In brief, quantile mapping is shown, as previously known, to be highly effective for bias correction. However, if there is still an ensemble spread reliability problem after bias correction, quantile mapping cannot fix up the problem. Think of a limiting case. The ensemble members are all identical and therefore have no spread and we know the forecast is not perfect. Applying quantile mapping will not introduce even an ounce of spread to the ensemble.

When past forecasts are not correlated with observations in any way for a particular situation, we should not be insisting on using the erroneous forecasts, and should instead revert to climatology forecasts. Take this point further with another limiting case. Past forecasts are found to be negatively correlated with observations for a particular situation. Applying quantile mapping cannot reverse or remove the negative correlation, as the order of values after quantile mapping does not change.

The good news is that there are alternatives to the quantile mapping method.

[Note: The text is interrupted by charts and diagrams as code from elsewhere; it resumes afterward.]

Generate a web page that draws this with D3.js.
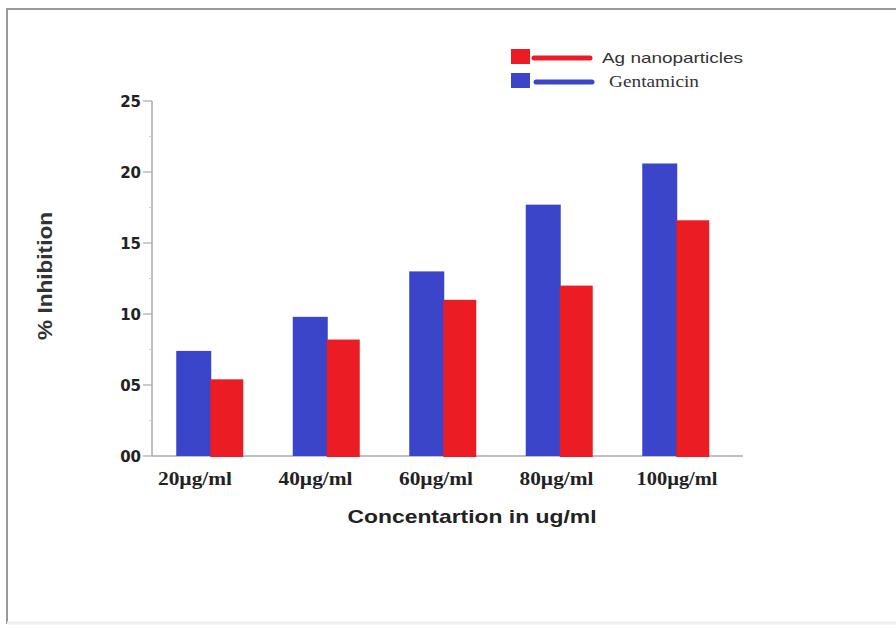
<!DOCTYPE html>
<html><head><meta charset="utf-8">
<script src="https://cdn.jsdelivr.net/npm/d3@7"></script>
<style>body{margin:0;background:#fff}svg{display:block}</style>
</head><body><svg id="c" width="896" height="628"></svg>
<script>
const categories = ["20µg/ml","40µg/ml","60µg/ml","80µg/ml","100µg/ml"];
const gentamicin = [7.4, 9.8, 13.0, 17.7, 20.6];
const agNano = [5.4, 8.2, 11.0, 12.0, 16.6];
const yTicks = [0,5,10,15,20,25];
const yTickLabels = ["00","05","10","15","20","25"];
const seriesNames = ["Ag nanoparticles","Gentamicin"];
const colors = {ag:"#ec1c24", gen:"#3a45c9"};

const svg = d3.select("#c");
function fit(sel, w){ sel.each(function(){ const n=this.getComputedTextLength(); if(n>0) d3.select(this).attr("textLength",w).attr("lengthAdjust","spacingAndGlyphs"); }); }

// frame
svg.append("rect").attr("x",7).attr("y",9).attr("width",900).attr("height",614)
  .attr("fill","none").attr("stroke","#9a9a9a").attr("stroke-width",2);
svg.append("line").attr("x1",7).attr("x2",896).attr("y1",623).attr("y2",623).attr("stroke","#eee").attr("stroke-width",3);

const x = d3.scaleBand().domain(categories).range([152,734.5]).padding(0);
const y = d3.scaleLinear().domain([0,25]).range([456,101]);
const labelX = d3.scalePoint().domain(categories).range([195,677]);
const barW = 34;

// axes
svg.append("line").attr("x1",152).attr("x2",152).attr("y1",y(25)).attr("y2",y(0)).attr("stroke","#aaa").attr("stroke-width",1.5);
svg.append("line").attr("x1",152).attr("x2",743).attr("y1",y(0)).attr("y2",y(0)).attr("stroke","#aaa").attr("stroke-width",1.5);
svg.selectAll(".tk").data(yTicks).enter().append("line").attr("x1",143).attr("x2",152)
  .attr("y1",d=>y(d)).attr("y2",d=>y(d)).attr("stroke","#aaa").attr("stroke-width",1.2);
svg.selectAll(".mtk").data(yTicks.slice(0,-1).map(d=>d+2.5)).enter().append("line").attr("x1",149).attr("x2",152)
  .attr("y1",d=>y(d)).attr("y2",d=>y(d)).attr("stroke","#ccc").attr("stroke-width",1);
svg.selectAll(".tl").data(yTicks).enter().append("text").attr("x",141).attr("y",d=>y(d)+5.5)
  .attr("text-anchor","end").attr("font-family","DejaVu Sans").attr("font-weight","bold")
  .attr("font-size",15).attr("fill","#222").text((d,i)=>yTickLabels[i]);

// bars
const g = svg.append("g");
g.selectAll(".gb").data(gentamicin).enter().append("rect")
  .attr("x",(d,i)=>x(categories[i])+x.bandwidth()/2-barW).attr("width",barW+1)
  .attr("y",d=>y(d)).attr("height",d=>y(0)-y(d)).attr("fill",colors.gen);
g.selectAll(".rb").data(agNano).enter().append("rect")
  .attr("x",(d,i)=>x(categories[i])+x.bandwidth()/2).attr("width",barW-1)
  .attr("y",d=>y(d)).attr("height",d=>y(0)-y(d)+1).attr("fill",colors.ag);

// x labels
svg.selectAll(".xl").data(categories).enter().append("text")
  .attr("x",d=>labelX(d)).attr("y",485).attr("text-anchor","middle")
  .attr("font-family","Liberation Serif").attr("font-weight","bold").attr("font-size",18)
  .attr("fill","#222").text(d=>d).call(fit, 0).each(function(d,i){
    d3.select(this).attr("textLength", i===4?81:74).attr("lengthAdjust","spacingAndGlyphs");});

// axis titles
svg.append("text").attr("x",472).attr("y",523).attr("text-anchor","middle")
  .attr("font-family","Liberation Sans").attr("font-weight","bold").attr("font-size",19)
  .attr("fill","#222").text("Concentartion in ug/ml").call(fit,249);
svg.append("text").attr("transform","translate(52,276) rotate(-90)").attr("text-anchor","middle")
  .attr("font-family","Liberation Sans").attr("font-weight","bold").attr("font-size",20)
  .attr("fill","#333").text("% Inhibition").call(fit,128);

// legend
const leg = [{name:seriesNames[0],c:colors.ag,y:57,fam:"Liberation Sans",w:141,tx:602,fs:15,lx1:534,lx2:590},
             {name:seriesNames[1],c:colors.gen,y:81,fam:"Liberation Serif",w:90,tx:609,fs:17,lx1:536,lx2:592}];
leg.forEach(l=>{
  svg.append("rect").attr("x",511).attr("y",l.y-8).attr("width",19).attr("height",15).attr("fill",l.c);
  svg.append("line").attr("x1",l.lx1).attr("x2",l.lx2).attr("y1",l.y+1).attr("y2",l.y+1)
    .attr("stroke",l.c).attr("stroke-width",5).attr("stroke-linecap","round");
  svg.append("text").attr("x",l.tx).attr("y",l.y+6).attr("font-family",l.fam).attr("font-size",l.fs)
    .attr("fill","#333").text(l.name).call(fit,l.w);
});
</script></body></html>
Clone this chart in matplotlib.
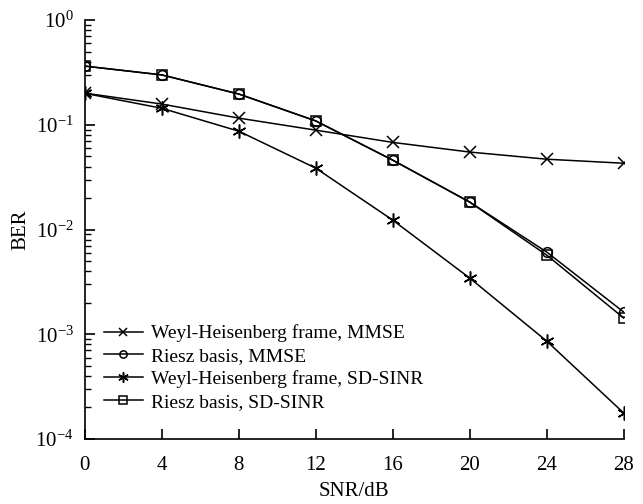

In the paper, we demonstrated that the Bayesian joint probability method was effective in achieving bias correction, making forecast ensemble spread reliable, and steering the forecasts to climatology when the raw forecasts had no underlying skill.

If you are interested in the topic, take a look at the paper here. The authors would love to hear your thoughts.

Finally, may I use this opportunity to let you know that I recently made a career change by joining the University of Melbourne as a professor of hydrological forecasting. Leaving the fantastic water forecasting team in CSIRO that I built and loved was one of the most difficult decisions I had to make. I look forward to continuing to work with my colleagues at CSIRO and indeed the HEPEX community to advance research and practice of ensemble hydrological forecasting. My new email contact is quan.wang@unimelb.edu.au.

* with inputs from Tony Zhao, James Bennett, Andrew Schepen, Andy Wood, David Robertson, and Maria-Helena Ramos, after several discussions in the past months.

2 comments

  1. This is indeed very interesting. We demonstrated that QM can provide consistent and significant CC impacts on water resources in alpine regions if long term means and variability is corrected. Would be great to discuss this further.
    Best regards, David

    1. Thanks for your comment David. Our study is most relevant to forecasting applications – the findings don’t really apply to climate change applications. Forecast calibration methods (like the BJP) require observations to be synchronous with retrospective forecasts, which isn’t the case with climate projections. In a long-range climate change simulation, you don’t expect, e.g., January 2010 rainfall over a particular grid cell to look exactly like the observation for that month/location (because climate projections are typically initialised decades earlier, and then allowed to freely evolve). But for a rainfall forecast, we do expect January 2010 rainfall to predict the observation accurately, and we can use the correlation (or lack thereof) of forecasts with observations for calibration. What we do expect with climate change simulations is that, say, the 1960-1990 simulated climate matches the observed climate. If it does not, QM is very good at correcting biases, so for climate change applications it is a sensible choice – we discuss this a little in the paper. In forecasting we have more information with which to correct our outputs (correlation of forecasts with obs), and our argument is that we should use this information.